The carcinogenic chemical was featured in the critically acclaimed 2000 movie Erin Brockovich.
According to the National Toxicology Program, while the element Chromium is naturally found in rocks, animals, plants, and soil, Chromium-6 is produced through industrial processes and is used, among other things, in electroplating, stainless steel production, and textile manufacturing.
Erin Brockovich carcinogen: Tap water of millions of Americans contaminated with Chromium-6
However, in a recent assessment of the water systems across the United States, the independent advocacy group Environmental Working Group found that tap water consumed by as many as 218 million Americans is contaminated with chromium-6.

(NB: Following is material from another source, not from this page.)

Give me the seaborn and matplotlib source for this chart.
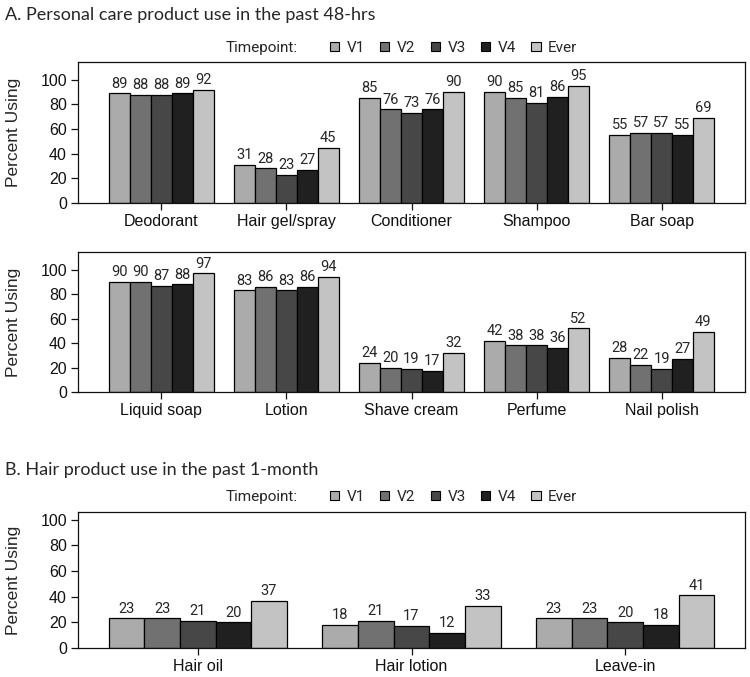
import numpy as np
import pandas as pd
import seaborn as sns
import matplotlib.pyplot as plt
from matplotlib.patches import Patch

# data
timepoints = ['V1', 'V2', 'V3', 'V4', 'Ever']

cats_a1 = ['Deodorant', 'Hair gel/spray', 'Conditioner', 'Shampoo', 'Bar soap']
a1_v1 = [89, 31, 85, 90, 55]
a1_v2 = [88, 28, 76, 85, 57]
a1_v3 = [88, 23, 73, 81, 57]
a1_v4 = [89, 27, 76, 86, 55]
a1_ever = [92, 45, 90, 95, 69]

cats_a2 = ['Liquid soap', 'Lotion', 'Shave cream', 'Perfume', 'Nail polish']
a2_v1 = [90, 83, 24, 42, 28]
a2_v2 = [90, 86, 20, 38, 22]
a2_v3 = [87, 83, 19, 38, 19]
a2_v4 = [88, 86, 17, 36, 27]
a2_ever = [97, 94, 32, 52, 49]

cats_b = ['Hair oil', 'Hair lotion', 'Leave-in']
b_v1 = [23, 18, 23]
b_v2 = [23, 21, 23]
b_v3 = [21, 17, 20]
b_v4 = [20, 12, 18]
b_ever = [37, 33, 41]

colors = {'V1': '#ababab', 'V2': '#717171', 'V3': '#474747', 'V4': '#202020', 'Ever': '#c3c3c3'}

sns.set_style("ticks")
plt.rcParams['font.family'] = ['Liberation Sans', 'DejaVu Sans']
narrow = ['Roboto', 'Liberation Sans', 'DejaVu Sans']
title_font = ['Lato', 'DejaVu Sans']

W, H = 750, 677
fig = plt.figure(figsize=(W / 100, H / 100), dpi=100)


def px_axes(left, top, right, bottom):
    return fig.add_axes([left / W, 1 - bottom / H, (right - left) / W, (bottom - top) / H])


def long_df(cats, series):
    rows = []
    for tp, vals in zip(timepoints, series):
        for c, v in zip(cats, vals):
            rows.append({'product': c, 'tp': tp, 'pct': v})
    return pd.DataFrame(rows)


def draw(ax, cats, series, ytop, xpad):
    df = long_df(cats, series)
    sns.barplot(data=df, x='product', y='pct', hue='tp', order=cats, hue_order=timepoints,
                palette=colors, width=5 / 6, edgecolor='black', linewidth=0.9,
                saturation=1, ax=ax, legend=False)
    for cont in ax.containers:
        ax.bar_label(cont, fmt='{:.0f}', padding=2, fontsize=10.5, family=narrow)
    ax.set_ylim(0, ytop)
    ax.set_xlim(-xpad, len(cats) - 1 + xpad)
    ax.set_yticks(range(0, 101, 20))
    ax.tick_params(direction='out', length=5, width=0.9, labelsize=11.5, colors='#111111', pad=3)
    ax.set_xlabel('')
    ax.set_ylabel('Percent Using', fontsize=12.5)
    ax.yaxis.set_label_coords(-0.085, 0.5)
    for s in ax.spines.values():
        s.set_visible(True)
        s.set_linewidth(0.9)
        s.set_color('#111111')


def legend_row(ypx):
    fig.text(226 / W, 1 - ypx / H, 'Timepoint:', fontsize=11, family=narrow, va='center', ha='left')
    handles = [Patch(facecolor=colors[t], edgecolor='black', linewidth=0.8) for t in timepoints]
    fig.legend(handles, timepoints, ncol=5, loc='center left',
               bbox_to_anchor=(322 / W, 1 - ypx / H), frameon=False,
               handlelength=0.6, handleheight=0.6, handletextpad=0.5,
               columnspacing=1.0, borderpad=0, prop={'family': narrow, 'size': 11})


fig.text(5 / W, 1 - 15 / H, 'A. Personal care product use in the past 48-hrs',
         fontsize=13, family=title_font, va='center', ha='left')
legend_row(48)

ax1 = px_axes(78, 62, 745, 203)
draw(ax1, cats_a1, [a1_v1, a1_v2, a1_v3, a1_v4, a1_ever], 114.4, 0.667)

ax2 = px_axes(78, 252, 745, 392)
draw(ax2, cats_a2, [a2_v1, a2_v2, a2_v3, a2_v4, a2_ever], 114.4, 0.667)

fig.text(5 / W, 1 - 470 / H, 'B. Hair product use in the past 1-month',
         fontsize=13, family=title_font, va='center', ha='left')
legend_row(497)

ax3 = px_axes(78, 512, 745, 648)
draw(ax3, cats_b, [b_v1, b_v2, b_v3, b_v4, b_ever], 106, 0.56)

fig.savefig('out.png', dpi=100)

According to the U.S. Environmental Protection Agency, the limit set for chromium-6 in water systems is 100 parts per billion, something that the new study has said is “outdated,” as reported by Patch.com. In contrast, California’s Office of Environmental Health Hazard Assessment has set the limit of the carcinogenic chemical at .02 parts per billion.

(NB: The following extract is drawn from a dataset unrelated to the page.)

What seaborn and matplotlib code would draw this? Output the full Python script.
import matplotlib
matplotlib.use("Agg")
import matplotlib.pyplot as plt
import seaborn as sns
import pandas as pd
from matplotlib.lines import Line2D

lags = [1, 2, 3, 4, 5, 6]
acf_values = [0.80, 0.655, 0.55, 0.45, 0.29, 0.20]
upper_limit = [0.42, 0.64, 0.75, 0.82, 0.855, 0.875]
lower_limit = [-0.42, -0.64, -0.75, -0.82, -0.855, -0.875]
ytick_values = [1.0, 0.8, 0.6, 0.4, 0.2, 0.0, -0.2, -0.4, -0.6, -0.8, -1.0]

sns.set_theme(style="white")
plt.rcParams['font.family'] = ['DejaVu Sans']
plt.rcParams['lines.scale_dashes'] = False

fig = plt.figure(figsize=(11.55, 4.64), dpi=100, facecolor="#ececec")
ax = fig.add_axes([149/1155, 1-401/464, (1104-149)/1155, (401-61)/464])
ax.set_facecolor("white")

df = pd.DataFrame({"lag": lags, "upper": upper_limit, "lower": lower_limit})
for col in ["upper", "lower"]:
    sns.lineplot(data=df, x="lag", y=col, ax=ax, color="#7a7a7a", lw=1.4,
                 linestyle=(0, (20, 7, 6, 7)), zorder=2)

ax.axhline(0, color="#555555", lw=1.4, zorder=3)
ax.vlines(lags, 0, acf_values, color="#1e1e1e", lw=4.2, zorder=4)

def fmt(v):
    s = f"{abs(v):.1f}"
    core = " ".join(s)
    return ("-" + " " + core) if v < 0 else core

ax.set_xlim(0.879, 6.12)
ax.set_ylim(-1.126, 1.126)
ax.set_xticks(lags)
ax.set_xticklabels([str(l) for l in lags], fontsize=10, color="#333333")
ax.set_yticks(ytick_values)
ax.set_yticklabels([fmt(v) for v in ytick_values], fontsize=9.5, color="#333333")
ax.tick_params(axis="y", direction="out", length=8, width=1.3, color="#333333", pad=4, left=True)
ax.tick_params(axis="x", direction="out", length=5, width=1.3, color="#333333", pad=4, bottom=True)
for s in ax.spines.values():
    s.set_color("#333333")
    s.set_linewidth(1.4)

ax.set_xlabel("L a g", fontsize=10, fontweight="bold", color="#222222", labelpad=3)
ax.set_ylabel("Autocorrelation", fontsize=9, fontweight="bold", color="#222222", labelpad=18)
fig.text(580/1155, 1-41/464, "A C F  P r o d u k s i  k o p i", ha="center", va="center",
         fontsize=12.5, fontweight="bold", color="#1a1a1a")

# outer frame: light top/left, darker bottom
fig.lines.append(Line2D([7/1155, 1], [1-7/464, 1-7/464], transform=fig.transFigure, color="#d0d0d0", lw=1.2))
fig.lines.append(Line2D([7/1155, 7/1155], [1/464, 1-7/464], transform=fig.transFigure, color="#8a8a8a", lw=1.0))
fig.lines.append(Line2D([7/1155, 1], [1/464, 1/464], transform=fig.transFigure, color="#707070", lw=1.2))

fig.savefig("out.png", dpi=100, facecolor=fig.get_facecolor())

The study goes on to say that “state scientists in California and elsewhere say (chromium-6) causes cancer when ingested at even extraordinarily low levels.” The contamination can lead to cancer, reproductive problems and liver damage.

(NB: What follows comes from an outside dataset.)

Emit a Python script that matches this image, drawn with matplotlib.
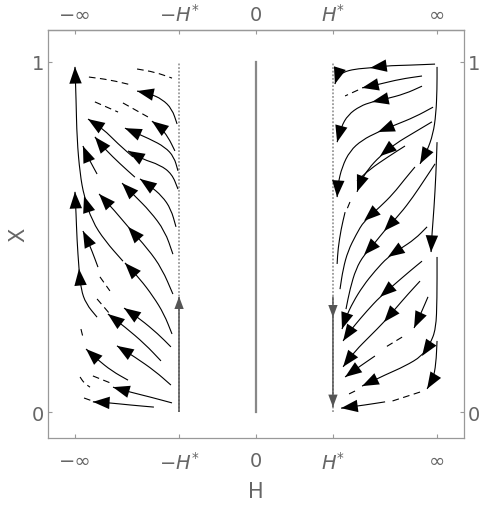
import matplotlib
matplotlib.use("Agg")
import matplotlib.pyplot as plt
from matplotlib.path import Path
from matplotlib.patches import PathPatch

# H axis positions of the special values (-inf .. inf mapped to -1 .. 1)
h_star = 0.425
tick_pos = [-1.0, -h_star, 0.0, h_star, 1.0]
tick_labels = ["\u2212\u221e", r"$-H^{*}$", "0", r"$H^{*}$", "\u221e"]
x_ticks = [0, 1]

# streamlines: (points (H, X) from tail to head, indices of points carrying an arrow tip)
left_streams = [
    ([(-0.735, 0.431), (-0.834, 0.489), (-0.906, 0.546), (-0.950, 0.617), (-0.972, 0.680),
      (-0.989, 0.780), (-0.994, 0.894), (-1.000, 0.986)], [3, 7]),
    ([(-0.878, 0.271), (-0.939, 0.309), (-0.967, 0.351), (-0.978, 0.409), (-0.989, 0.494),
      (-0.994, 0.566), (-1.000, 0.629)], [3, 6]),
    ([(-0.436, 0.823), (-0.464, 0.866), (-0.519, 0.894), (-0.586, 0.909), (-0.657, 0.917)], [4]),
    ([(-0.448, 0.746), (-0.486, 0.786), (-0.530, 0.814), (-0.575, 0.831)], [3]),
    ([(-0.680, 0.729), (-0.762, 0.766), (-0.845, 0.809), (-0.928, 0.837)], [3]),
    ([(-0.431, 0.689), (-0.453, 0.729), (-0.503, 0.757), (-0.586, 0.780), (-0.724, 0.811)], [4]),
    ([(-0.669, 0.671), (-0.751, 0.709), (-0.834, 0.751), (-0.890, 0.786)], [3]),
    ([(-0.431, 0.637), (-0.464, 0.680), (-0.530, 0.706), (-0.630, 0.723), (-0.707, 0.746)], [4]),
    ([(-0.878, 0.680), (-0.917, 0.717), (-0.945, 0.746), (-0.956, 0.760)], [3]),
    ([(-0.459, 0.451), (-0.503, 0.517), (-0.586, 0.574), (-0.669, 0.617), (-0.740, 0.654)], [4]),
    ([(-0.442, 0.529), (-0.470, 0.580), (-0.519, 0.617), (-0.586, 0.646), (-0.641, 0.666)], [4]),
    ([(-0.459, 0.337), (-0.519, 0.409), (-0.597, 0.466), (-0.707, 0.529), (-0.779, 0.574),
      (-0.867, 0.623)], [3, 5]),
    ([(-0.873, 0.414), (-0.906, 0.460), (-0.934, 0.494), (-0.956, 0.517)], [3]),
    ([(-0.464, 0.223), (-0.508, 0.280), (-0.569, 0.331), (-0.641, 0.380), (-0.724, 0.426)], [4]),
    ([(-0.470, 0.186), (-0.541, 0.223), (-0.641, 0.266), (-0.729, 0.297)], [3]),
    ([(-0.525, 0.146), (-0.613, 0.194), (-0.724, 0.243), (-0.818, 0.280)], [3]),
    ([(-0.470, 0.077), (-0.558, 0.117), (-0.669, 0.157), (-0.768, 0.189)], [3]),
    ([(-0.707, 0.091), (-0.796, 0.117), (-0.878, 0.151), (-0.939, 0.180)], [3]),
    ([(-0.464, 0.026), (-0.586, 0.043), (-0.696, 0.057), (-0.790, 0.071)], [3]),
    ([(-0.564, 0.014), (-0.696, 0.020), (-0.807, 0.026), (-0.901, 0.029)], [3]),
]

left_dashes = [
    [(-0.923, 0.957), (-0.807, 0.949), (-0.685, 0.934)],
    [(-0.657, 0.980), (-0.558, 0.971), (-0.464, 0.954)],
    [(-0.890, 0.886), (-0.762, 0.857)],
    [(-0.735, 0.883), (-0.597, 0.843)],
    [(-0.967, 0.237), (-0.956, 0.214)],
    [(-0.972, 0.100), (-0.950, 0.083), (-0.917, 0.071)],
    [(-0.901, 0.103), (-0.790, 0.080)],
    [(-0.950, 0.040), (-0.901, 0.031)],
    [(-0.862, 0.386), (-0.807, 0.346)],
    [(-0.878, 0.323), (-0.807, 0.280)],
]

right_streams = [
    ([(0.989, 0.994), (0.851, 0.991), (0.713, 0.989), (0.630, 0.983), (0.547, 0.980),
      (0.481, 0.971), (0.448, 0.957), (0.436, 0.937)], [3, 7]),
    ([(0.917, 0.960), (0.796, 0.951), (0.685, 0.937), (0.586, 0.926)], [3]),
    ([(0.917, 0.931), (0.823, 0.909), (0.713, 0.894), (0.641, 0.886), (0.575, 0.874),
      (0.508, 0.849), (0.470, 0.814), (0.448, 0.771)], [3, 7]),
    ([(0.978, 0.871), (0.878, 0.843), (0.768, 0.820), (0.674, 0.800), (0.586, 0.777),
      (0.519, 0.746), (0.475, 0.700), (0.453, 0.651), (0.448, 0.614)], [3, 8]),
    ([(0.972, 0.829), (0.878, 0.800), (0.768, 0.766), (0.685, 0.731), (0.619, 0.694),
      (0.580, 0.660), (0.558, 0.629)], [3, 6]),
    ([(1.000, 0.986), (1.000, 0.923), (0.994, 0.851), (0.978, 0.794), (0.945, 0.746),
      (0.906, 0.709)], [5]),
    ([(1.000, 0.771), (0.994, 0.680), (0.983, 0.580), (0.972, 0.509), (0.967, 0.457)], [4]),
    ([(0.823, 0.760), (0.729, 0.729), (0.630, 0.694), (0.558, 0.660)], []),
    ([(0.492, 0.571), (0.470, 0.523), (0.453, 0.466), (0.448, 0.423)], []),
    ([(0.878, 0.700), (0.823, 0.666), (0.757, 0.623), (0.685, 0.586), (0.597, 0.546),
      (0.552, 0.506), (0.508, 0.460), (0.481, 0.409), (0.464, 0.351)], [4]),
    ([(0.989, 0.709), (0.934, 0.666), (0.867, 0.614), (0.796, 0.566), (0.707, 0.517),
      (0.652, 0.480), (0.597, 0.449), (0.552, 0.409), (0.519, 0.351), (0.497, 0.294)], [4, 6]),
    ([(0.945, 0.529), (0.878, 0.494), (0.796, 0.466), (0.729, 0.443), (0.657, 0.403),
      (0.591, 0.360), (0.536, 0.314), (0.497, 0.271), (0.475, 0.237)], [3, 8]),
    ([(0.917, 0.431), (0.851, 0.403), (0.768, 0.366), (0.685, 0.329), (0.613, 0.289),
      (0.547, 0.249), (0.503, 0.220), (0.481, 0.203)], [3, 7]),
    ([(0.906, 0.374), (0.840, 0.337), (0.768, 0.294), (0.707, 0.257), (0.630, 0.217),
      (0.547, 0.174), (0.481, 0.129)], [3, 6]),
    ([(0.950, 0.329), (0.917, 0.289), (0.873, 0.240)], [2]),
    ([(0.657, 0.160), (0.575, 0.131), (0.492, 0.100)], [2]),
    ([(1.000, 0.443), (1.000, 0.323), (0.994, 0.237), (0.961, 0.194), (0.917, 0.160),
      (0.823, 0.131), (0.713, 0.106), (0.586, 0.074)], [4, 7]),
    ([(1.000, 0.203), (0.994, 0.137), (0.978, 0.094), (0.945, 0.066)], [3]),
    ([(0.713, 0.029), (0.602, 0.020), (0.470, 0.011)], [2]),
]

right_dashes = [
    [(0.564, 0.920), (0.492, 0.903)],
    [(0.519, 0.600), (0.503, 0.580)],
    [(0.807, 0.214), (0.718, 0.186)],
    [(0.547, 0.060), (0.492, 0.046)],
    [(0.906, 0.057), (0.751, 0.031)],
]

# streamlines lying on the lines H = -H* (upward) and H = H* (downward)
left_axis_stream = ([(-h_star, 0.0), (-h_star, 0.33)], [1])
right_axis_stream = ([(h_star, 0.33), (h_star, 0.27), (h_star, 0.014)], [1, 2])

text_color = "#666666"
frame_color = "#999999"

fig = plt.figure(figsize=(4.8, 5.1), dpi=100)
ax = fig.add_axes([0.1, 0.1392, 0.8667, 0.8])
ax.set_xlim(-1.149, 1.149)
ax.set_ylim(-0.0743, 1.0914)


def smooth_path(points):
    # quadratic pieces through the midpoints, so the traced polyline reads as a curve
    if len(points) < 3:
        return Path(points, [Path.MOVETO] + [Path.LINETO] * (len(points) - 1))
    verts = [points[0]]
    codes = [Path.MOVETO]
    mids = [((a[0] + b[0]) / 2, (a[1] + b[1]) / 2) for a, b in zip(points[:-1], points[1:])]
    verts.append(mids[0])
    codes.append(Path.LINETO)
    for i in range(1, len(points) - 1):
        verts += [points[i], mids[i]]
        codes += [Path.CURVE3, Path.CURVE3]
    verts.append(points[-1])
    codes.append(Path.LINETO)
    return Path(verts, codes)


def draw_stream(points, arrows, color="black", lw=0.8, ls="-", head=16):
    ax.add_patch(PathPatch(smooth_path(points), fill=False, edgecolor=color, lw=lw,
                           ls=ls, capstyle="butt", zorder=3))
    for i in arrows:
        ax.annotate("", xy=points[i], xytext=points[i - 1],
                    arrowprops=dict(arrowstyle="-|>,head_length=0.75,head_width=0.28",
                                    color=color, lw=0.0, shrinkA=0, shrinkB=0,
                                    mutation_scale=head), zorder=4)


# reference lines
ax.plot([0, 0], [0, 1], color="#888888", lw=1.6, zorder=2)
for hx in (-h_star, h_star):
    ax.plot([hx, hx], [0, 1], color="#999999", lw=1.3, ls=(0, (1, 1)), zorder=2)

for pts, arr in left_streams + right_streams:
    draw_stream(pts, arr)
for pts in left_dashes + right_dashes:
    draw_stream(pts, [], ls=(0, (6, 4)))

draw_stream(*left_axis_stream, color="#555555", lw=1.1, head=12)
draw_stream(*right_axis_stream, color="#555555", lw=1.1, head=12)

# frame and ticks
for side in ax.spines.values():
    side.set_color(frame_color)
    side.set_linewidth(0.9)

ax.set_xticks(tick_pos)
ax.set_xticklabels(tick_labels)
ax.set_yticks(x_ticks)
ax.set_yticklabels([str(v) for v in x_ticks])
ax.tick_params(axis="both", direction="in", length=3, width=0.8, color=frame_color,
               labelcolor=text_color, labelsize=14)
ax.tick_params(axis="x", pad=9)
ax.tick_params(axis="y", right=True, labelright=True, pad=3)

top = ax.secondary_xaxis("top")
top.set_xticks(tick_pos)
top.set_xticklabels(tick_labels)
top.tick_params(direction="in", length=3, width=0.8, color=frame_color,
                labelcolor=text_color, labelsize=14, pad=4)
top.spines["top"].set_color(frame_color)
top.spines["top"].set_linewidth(0.9)

ax.set_xlabel("H", color=text_color, fontsize=15, labelpad=6)
ax.set_ylabel("X", color=text_color, fontsize=15, labelpad=2)

fig.savefig("out.png", dpi=100)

“Yet federal regulations are stalled by a chemical industry challenge that could mean no national regulation of a chemical state scientists in California and elsewhere say causes cancer when ingested at even extraordinarily low levels,” the report says.
Erin Brockovich carcinogen: States and cities with high levels of Chromium-6
Oklahoma, Arizona and California were found to have highest average levels of the chemical. Among cities, Phoenix had the highest average level. St. Louis County, Houston, Los Angeles and Suffolk County, New York, were also found to have high levels.
An interactive map (which can be viewed here) details the affected areas.
In a written statement, Erin Brockovich said, “Whether it is chromium-6, PFOA or lead, the public is looking down the barrel of a serious water crisis across the country that has been building for decades.” She said the problems are arising due “corruption, complacency and utter incompetence.”
As reported by CNN, a representative of the EPA has said the agency is “working on a health assessment of chromium 6 that will be released for public comment in 2017.”